柿葺落四月大歌舞伎 (六)

【第三部】 二、勧進帳

「勧進帳」は長唄の中でも一番多く聞いている作品である。舞台を観てても音楽と役者さんと一体感に成れる作品でもある。弁慶は幸四郎さんである。幸四郎さんはミュージカルも多く演じられており、五線譜の洋楽と邦楽では間が違うのでは無いか、違和感は無いのであろうかと思うがどうなのであろうか。
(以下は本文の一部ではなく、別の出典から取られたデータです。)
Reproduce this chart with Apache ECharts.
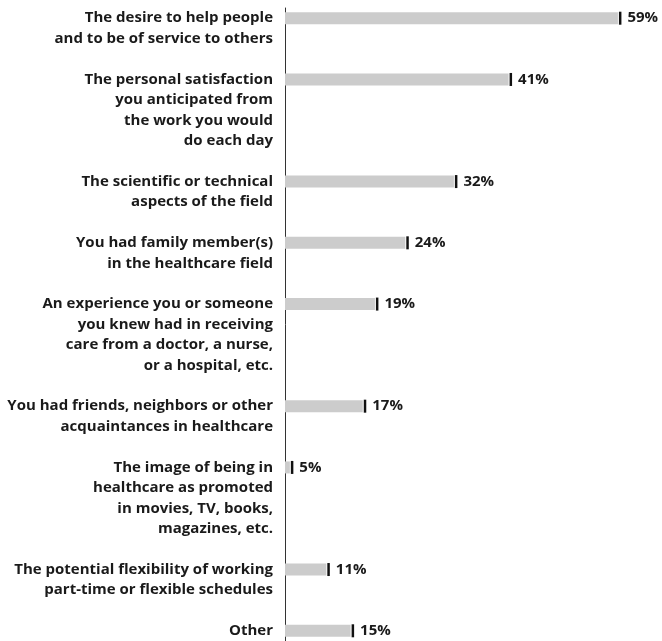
<!DOCTYPE html>
<html>
<head>
<meta charset="utf-8">
<title>Reasons for choosing healthcare</title>
<script src="https://cdn.jsdelivr.net/npm/echarts@6/dist/echarts.min.js"></script>
<style>
  html, body { margin: 0; padding: 0; background: #fff; }
  #chart { width: 662px; height: 641px; }
</style>
</head>
<body>
<div id="chart"></div>
<script>
var categories = [
  'The desire to help people\nand to be of service to others',
  'The personal satisfaction\nyou anticipated from\nthe work you would\ndo each day',
  'The scientific or technical\naspects of the field',
  'You had family member(s)\nin the healthcare field',
  'An experience you or someone\nyou knew had in receiving\ncare from a doctor, a nurse,\nor a hospital, etc.',
  'You had friends, neighbors or other\nacquaintances in healthcare',
  'The image of being in\nhealthcare as promoted\nin movies, TV, books,\nmagazines, etc.',
  'The potential flexibility of working\npart-time or flexible schedules',
  'Other'
];
var values = [59, 41, 32, 24, 19, 17, 5, 11, 15];

// one row per text line, plus an empty row between answers
var rows = [],
    rowValues = [];

function buildRows() {
  for(var i = 0; i < categories.length; i++) {
    var lines = categories[i].split('\n');
    for(var j = 0; j < lines.length; j++) {
      rows.push(lines[j]);
      rowValues.push(j === 0 ? values[i] : '-');
    }
    if(i < categories.length - 1) {
      rows.push('');
      rowValues.push('-');
    }
  }
}

buildRows();

var chart = echarts.init(document.getElementById('chart'));
var font = '"Open Sans", Lato, sans-serif';

var option = {
  animation: false,
  grid: {left: 285, right: 38, top: 8, height: 633},
  xAxis: {
    type: 'value',
    min: 4.2,
    max: 60,
    show: false
  },
  yAxis: {
    type: 'category',
    inverse: true,
    data: rows,
    axisLine: {lineStyle: {color: '#333', width: 1}},
    axisTick: {show: false},
    axisLabel: {
      interval: 0,
      margin: 12,
      color: '#1a1a1a',
      fontFamily: font,
      fontWeight: 'bold',
      fontSize: 15
    }
  },
  series: [{
    type: 'bar',
    data: rowValues,
    barWidth: 12,
    itemStyle: {color: '#cccccc'},
    label: {
      show: true,
      position: 'right',
      distance: 1,
      formatter: function(p) { return '{t|}{v|' + p.value + '%}'; },
      rich: {
        t: {width: 2.5, height: 13, backgroundColor: '#111'},
        v: {
          padding: [0, 0, 0, 6],
          color: '#1a1a1a',
          fontFamily: font,
          fontWeight: 'bold',
          fontSize: 15
        }
      }
    }
  }]
};

chart.setOption(option);
</script>
</body>
</html>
平家追討に大きな業績を残しながら、それが義経の想いとは違う方向に進み、兄頼朝の不興をこうむってしまう。義経の若さ、一途さと云う事でもある。芝居での義経は強力(ごうりき)に身をやつしても品良く振る舞い、じっと弁慶に従うが、義経は梅玉さんである。弁慶はいかにして義経の存在を消し安宅の関を越えるか。義経は居ないのであるから何の懸念も無いという大きさがその知略を現す。そして、弁慶と同じように義経を思う四天王を従えている。四天王の染五郎さん、松緑さん、勘九郎さんはこれから弁慶を受け継いでいく方たちなので力の入れ方が凄い意気で伝わってくる。弁慶とその三人の間を持つ左團次さんも良い位置にある。これらを束ねつつ弁慶は関を守る富樫・菊五郎さんとの対決である。弁慶は何も書いていない勧進帳を読み上げるが、これが源平の戦で焼けた東大寺再建の勧進である。平重衡が火を点けてしまった奈良炎上で焼失した東大寺ある。誰もがすぐ思い浮かぶ事実である。上手く事は運び関を一行は通ろうとするが番卒が強力が怪しいと富樫に進言する。富樫は引き止める。

怪しまれた弁慶は主人の義経を杖で打ちすえる。もし義経であれば、家来がそんな事は出来るわけが無い。富樫はそこまでして主人を助けようとの弁慶の心意気にうたれ、逃がしたことが知れると自分の命が危ないのに係わらず見逃すのである。この辺の緊迫感とそれぞれの内面が少ない動きで分かるのが面白い。富樫が引いた後、弁慶は主人を打ち据えてしまい身の置き場がない。そんな弁慶を義経は手を差し伸べ労わるのである。これには泣かない弁慶もついに涙してしまう。

そこへ富樫が再び現れ疑ったことを謝り弁慶に酒を勧める。本当であれば断って早くこの場を立つところであろうが、そこは富樫の温情に答え酒を豪快に飲み延年の舞を踊る。ここは観客への緊張感からの開放でもある。そして楽しんでいると見せながら何気なく義経たちを先に発たせるのである。ここがまだ気は許してませんよと観客に思わせる好きな仕草で、幸四郎さんは軽快にやられた。そして一行が花道から去り姿が見えなくなって初めて弁慶は安堵するのである。お客も弁慶が無事義経を安宅の関を抜けさせた功績と弁慶役者が無事ここまで成し遂げたことに安堵し弁慶とそれを演じる役者とが一瞬切り離され役者さんを讃える空気が生まれる。

最期、観客も弁慶にもどり、弁慶は大きく六法で花道を引っ込むのである。

四天王の若手三人が本当に真剣な眼差しで全身に力が入り、自分達が次には演じるだという気迫が感じられ、動かなくても頭の中では動いていたと思われる。富樫に見破られたとき、<かたがたは何ゆえに・・・>から四天王の勇みを押さえる弁慶に迫力と威厳があり、しばらくはこの世代間の葛藤が楽しめる様に思える。

 

柿葺落四月大歌舞伎 (六)」への2件のフィードバック

  1. 古い?映画は、あまり心惹かれませんが(ゴメン!)・・・・歌舞伎は、一度も本物を見たことが、ないのですが、機会があれば~触れてみたい分野です。ですから~貴方のブログを見ていると、とても描写が細かいので~なんだか歌舞伎を見ているような楽しい錯覚を感じます。歴史の勉強にもなりますね。すっかり忘れていた人物達を私の中で再登場させています。

  2. コメント有難う御座います。見るのが遅れてすいません。歌舞伎は自分の中でもう一度基本から確認したいと思って書き込みしているのですが、観たことの無い方に興味をもっていただき嬉しいです。
    私もこんなに歴史と結びつき次々繋がりを持つので楽しいと同時に読みたい本が積み上げられ時間の無さに涙です(笑)
    今夜、5月5日、NHKテレビ(夜 9時から)にて「新生・歌舞伎座」が放送されますので宜しければご覧下さい。芝居ではなく舞台裏の様子と思いますが参考になるかもしれません。